_Task material_:
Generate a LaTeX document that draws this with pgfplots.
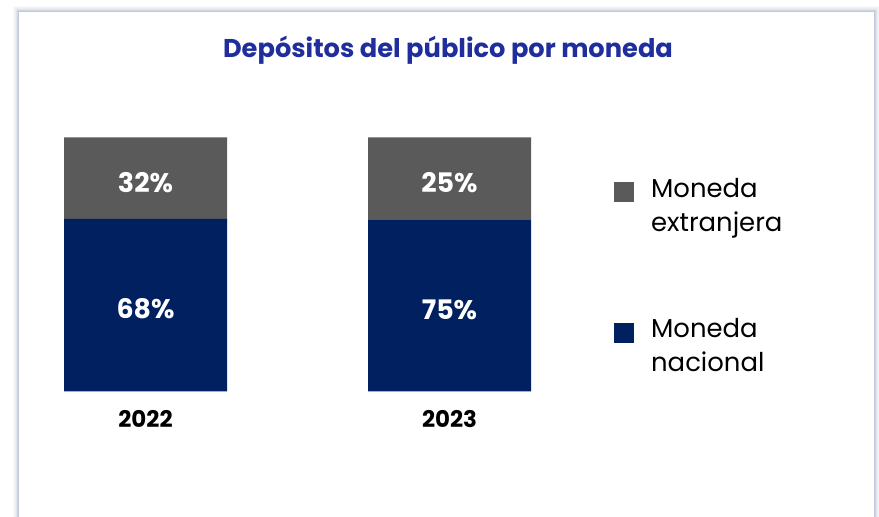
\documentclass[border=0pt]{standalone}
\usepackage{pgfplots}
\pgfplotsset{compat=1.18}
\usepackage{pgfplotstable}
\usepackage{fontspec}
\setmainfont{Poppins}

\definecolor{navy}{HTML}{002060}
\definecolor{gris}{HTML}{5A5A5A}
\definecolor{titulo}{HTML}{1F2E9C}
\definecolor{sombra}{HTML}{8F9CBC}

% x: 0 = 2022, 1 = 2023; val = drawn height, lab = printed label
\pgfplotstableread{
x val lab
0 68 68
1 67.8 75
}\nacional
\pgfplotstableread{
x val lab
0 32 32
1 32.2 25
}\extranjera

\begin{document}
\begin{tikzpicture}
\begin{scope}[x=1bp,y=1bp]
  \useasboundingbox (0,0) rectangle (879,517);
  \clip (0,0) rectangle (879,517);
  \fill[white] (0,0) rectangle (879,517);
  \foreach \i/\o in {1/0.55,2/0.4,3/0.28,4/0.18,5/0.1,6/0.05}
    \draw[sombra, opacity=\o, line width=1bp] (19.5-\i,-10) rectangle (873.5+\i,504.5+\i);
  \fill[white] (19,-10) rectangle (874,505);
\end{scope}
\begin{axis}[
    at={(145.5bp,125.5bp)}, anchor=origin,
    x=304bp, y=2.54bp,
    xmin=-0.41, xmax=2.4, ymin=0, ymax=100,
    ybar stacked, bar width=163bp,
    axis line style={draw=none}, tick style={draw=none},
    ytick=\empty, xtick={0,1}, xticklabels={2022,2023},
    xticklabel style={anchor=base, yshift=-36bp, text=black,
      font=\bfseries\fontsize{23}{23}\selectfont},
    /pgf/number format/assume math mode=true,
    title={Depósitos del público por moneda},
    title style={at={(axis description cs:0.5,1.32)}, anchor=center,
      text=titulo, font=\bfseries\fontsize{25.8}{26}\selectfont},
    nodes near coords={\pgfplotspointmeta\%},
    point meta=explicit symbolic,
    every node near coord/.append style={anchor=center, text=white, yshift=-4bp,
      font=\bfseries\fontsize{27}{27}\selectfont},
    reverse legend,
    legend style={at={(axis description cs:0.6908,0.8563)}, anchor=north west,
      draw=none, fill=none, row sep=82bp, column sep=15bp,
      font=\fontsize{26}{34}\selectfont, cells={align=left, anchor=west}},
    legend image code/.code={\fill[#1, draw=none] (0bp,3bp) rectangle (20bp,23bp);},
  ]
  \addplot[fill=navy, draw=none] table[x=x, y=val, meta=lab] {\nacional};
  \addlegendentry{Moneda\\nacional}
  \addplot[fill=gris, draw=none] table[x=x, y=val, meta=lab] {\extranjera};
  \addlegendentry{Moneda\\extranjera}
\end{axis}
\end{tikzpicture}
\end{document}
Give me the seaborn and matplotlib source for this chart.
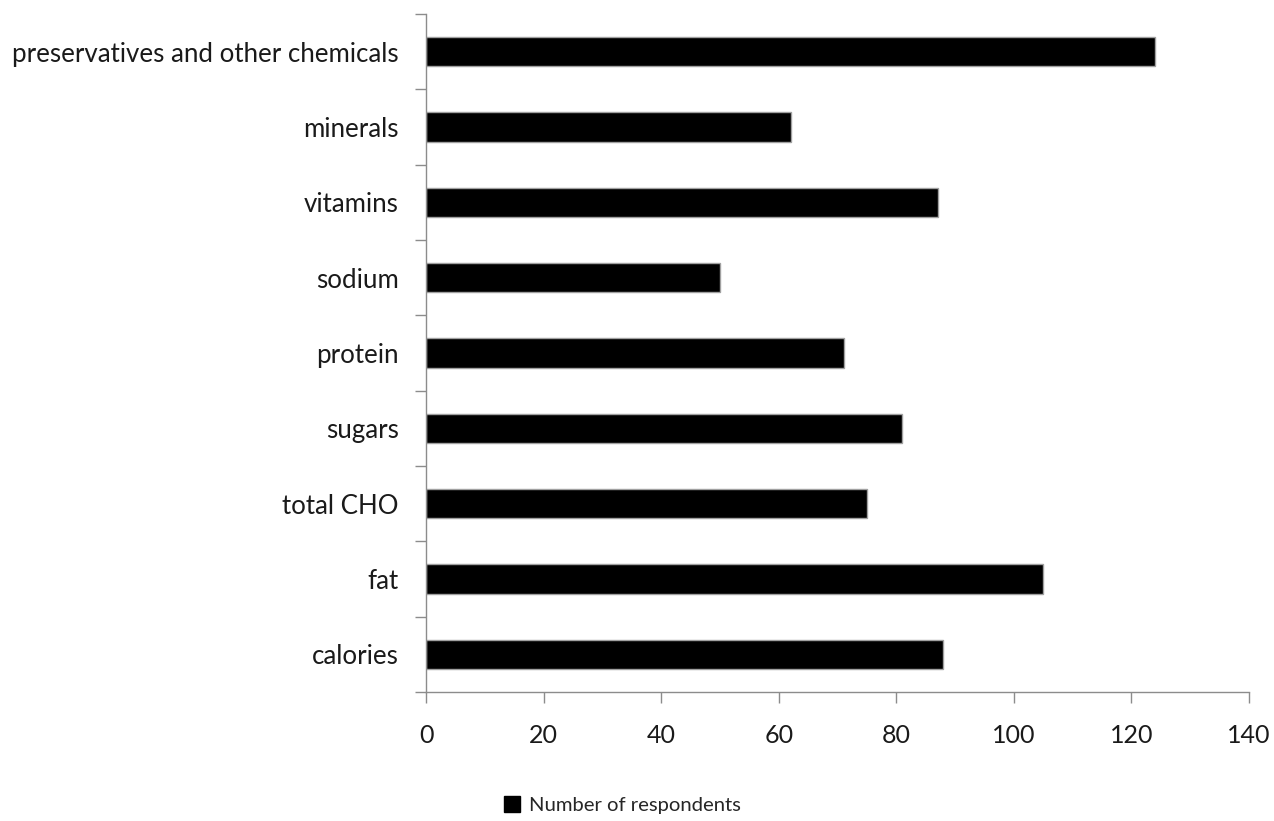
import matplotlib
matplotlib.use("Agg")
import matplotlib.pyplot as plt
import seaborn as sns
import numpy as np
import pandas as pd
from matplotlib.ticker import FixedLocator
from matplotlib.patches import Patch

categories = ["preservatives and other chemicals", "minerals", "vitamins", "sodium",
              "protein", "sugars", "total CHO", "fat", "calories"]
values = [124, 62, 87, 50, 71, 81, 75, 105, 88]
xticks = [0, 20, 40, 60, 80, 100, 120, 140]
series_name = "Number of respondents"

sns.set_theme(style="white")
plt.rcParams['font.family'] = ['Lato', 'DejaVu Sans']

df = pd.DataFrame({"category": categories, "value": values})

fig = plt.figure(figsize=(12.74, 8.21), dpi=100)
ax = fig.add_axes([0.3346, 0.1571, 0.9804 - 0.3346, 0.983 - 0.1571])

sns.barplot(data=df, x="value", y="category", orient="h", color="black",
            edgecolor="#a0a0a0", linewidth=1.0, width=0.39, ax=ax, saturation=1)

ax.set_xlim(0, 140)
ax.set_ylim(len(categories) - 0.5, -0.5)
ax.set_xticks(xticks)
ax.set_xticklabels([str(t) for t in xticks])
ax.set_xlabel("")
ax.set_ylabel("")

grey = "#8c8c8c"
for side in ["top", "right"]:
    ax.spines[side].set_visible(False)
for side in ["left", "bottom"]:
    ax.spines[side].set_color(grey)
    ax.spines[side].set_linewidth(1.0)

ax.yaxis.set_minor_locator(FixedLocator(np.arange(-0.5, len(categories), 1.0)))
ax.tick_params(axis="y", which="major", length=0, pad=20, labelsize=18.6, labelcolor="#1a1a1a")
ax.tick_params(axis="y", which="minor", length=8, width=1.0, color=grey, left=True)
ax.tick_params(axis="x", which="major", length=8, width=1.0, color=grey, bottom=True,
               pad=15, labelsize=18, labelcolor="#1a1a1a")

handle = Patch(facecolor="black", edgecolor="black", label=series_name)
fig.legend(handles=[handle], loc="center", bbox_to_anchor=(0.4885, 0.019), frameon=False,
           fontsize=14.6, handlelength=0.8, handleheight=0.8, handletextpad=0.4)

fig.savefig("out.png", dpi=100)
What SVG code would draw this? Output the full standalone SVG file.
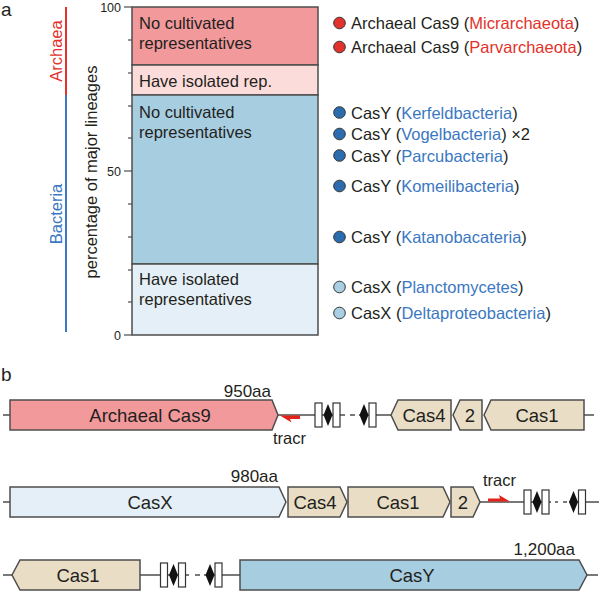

_Brief_: Without including any pictures, print all of the material exactly as given.

_Written response_:
Generate a LaTeX document that draws this with pgfplots.
\documentclass[border=0pt]{standalone}
\usepackage{pgfplots}
\pgfplotsset{compat=1.18}
\usepackage{pgfplotstable}
\usepackage{fontspec}
\setmainfont{Poppins}

\definecolor{navy}{HTML}{002060}
\definecolor{gris}{HTML}{5A5A5A}
\definecolor{titulo}{HTML}{1F2E9C}
\definecolor{sombra}{HTML}{8F9CBC}

% x: 0 = 2022, 1 = 2023; val = drawn height, lab = printed label
\pgfplotstableread{
x val lab
0 68 68
1 67.8 75
}\nacional
\pgfplotstableread{
x val lab
0 32 32
1 32.2 25
}\extranjera

\begin{document}
\begin{tikzpicture}
\begin{scope}[x=1bp,y=1bp]
  \useasboundingbox (0,0) rectangle (879,517);
  \clip (0,0) rectangle (879,517);
  \fill[white] (0,0) rectangle (879,517);
  \foreach \i/\o in {1/0.55,2/0.4,3/0.28,4/0.18,5/0.1,6/0.05}
    \draw[sombra, opacity=\o, line width=1bp] (19.5-\i,-10) rectangle (873.5+\i,504.5+\i);
  \fill[white] (19,-10) rectangle (874,505);
\end{scope}
\begin{axis}[
    at={(145.5bp,125.5bp)}, anchor=origin,
    x=304bp, y=2.54bp,
    xmin=-0.41, xmax=2.4, ymin=0, ymax=100,
    ybar stacked, bar width=163bp,
    axis line style={draw=none}, tick style={draw=none},
    ytick=\empty, xtick={0,1}, xticklabels={2022,2023},
    xticklabel style={anchor=base, yshift=-36bp, text=black,
      font=\bfseries\fontsize{23}{23}\selectfont},
    /pgf/number format/assume math mode=true,
    title={Depósitos del público por moneda},
    title style={at={(axis description cs:0.5,1.32)}, anchor=center,
      text=titulo, font=\bfseries\fontsize{25.8}{26}\selectfont},
    nodes near coords={\pgfplotspointmeta\%},
    point meta=explicit symbolic,
    every node near coord/.append style={anchor=center, text=white, yshift=-4bp,
      font=\bfseries\fontsize{27}{27}\selectfont},
    reverse legend,
    legend style={at={(axis description cs:0.6908,0.8563)}, anchor=north west,
      draw=none, fill=none, row sep=82bp, column sep=15bp,
      font=\fontsize{26}{34}\selectfont, cells={align=left, anchor=west}},
    legend image code/.code={\fill[#1, draw=none] (0bp,3bp) rectangle (20bp,23bp);},
  ]
  \addplot[fill=navy, draw=none] table[x=x, y=val, meta=lab] {\nacional};
  \addlegendentry{Moneda\\nacional}
  \addplot[fill=gris, draw=none] table[x=x, y=val, meta=lab] {\extranjera};
  \addlegendentry{Moneda\\extranjera}
\end{axis}
\end{tikzpicture}
\end{document}
Give me the seaborn and matplotlib source for this chart.
import matplotlib
matplotlib.use("Agg")
import matplotlib.pyplot as plt
import seaborn as sns
import numpy as np
import pandas as pd
from matplotlib.ticker import FixedLocator
from matplotlib.patches import Patch

categories = ["preservatives and other chemicals", "minerals", "vitamins", "sodium",
              "protein", "sugars", "total CHO", "fat", "calories"]
values = [124, 62, 87, 50, 71, 81, 75, 105, 88]
xticks = [0, 20, 40, 60, 80, 100, 120, 140]
series_name = "Number of respondents"

sns.set_theme(style="white")
plt.rcParams['font.family'] = ['Lato', 'DejaVu Sans']

df = pd.DataFrame({"category": categories, "value": values})

fig = plt.figure(figsize=(12.74, 8.21), dpi=100)
ax = fig.add_axes([0.3346, 0.1571, 0.9804 - 0.3346, 0.983 - 0.1571])

sns.barplot(data=df, x="value", y="category", orient="h", color="black",
            edgecolor="#a0a0a0", linewidth=1.0, width=0.39, ax=ax, saturation=1)

ax.set_xlim(0, 140)
ax.set_ylim(len(categories) - 0.5, -0.5)
ax.set_xticks(xticks)
ax.set_xticklabels([str(t) for t in xticks])
ax.set_xlabel("")
ax.set_ylabel("")

grey = "#8c8c8c"
for side in ["top", "right"]:
    ax.spines[side].set_visible(False)
for side in ["left", "bottom"]:
    ax.spines[side].set_color(grey)
    ax.spines[side].set_linewidth(1.0)

ax.yaxis.set_minor_locator(FixedLocator(np.arange(-0.5, len(categories), 1.0)))
ax.tick_params(axis="y", which="major", length=0, pad=20, labelsize=18.6, labelcolor="#1a1a1a")
ax.tick_params(axis="y", which="minor", length=8, width=1.0, color=grey, left=True)
ax.tick_params(axis="x", which="major", length=8, width=1.0, color=grey, bottom=True,
               pad=15, labelsize=18, labelcolor="#1a1a1a")

handle = Patch(facecolor="black", edgecolor="black", label=series_name)
fig.legend(handles=[handle], loc="center", bbox_to_anchor=(0.4885, 0.019), frameon=False,
           fontsize=14.6, handlelength=0.8, handleheight=0.8, handletextpad=0.4)

fig.savefig("out.png", dpi=100)
What SVG code would draw this? Output the full standalone SVG file.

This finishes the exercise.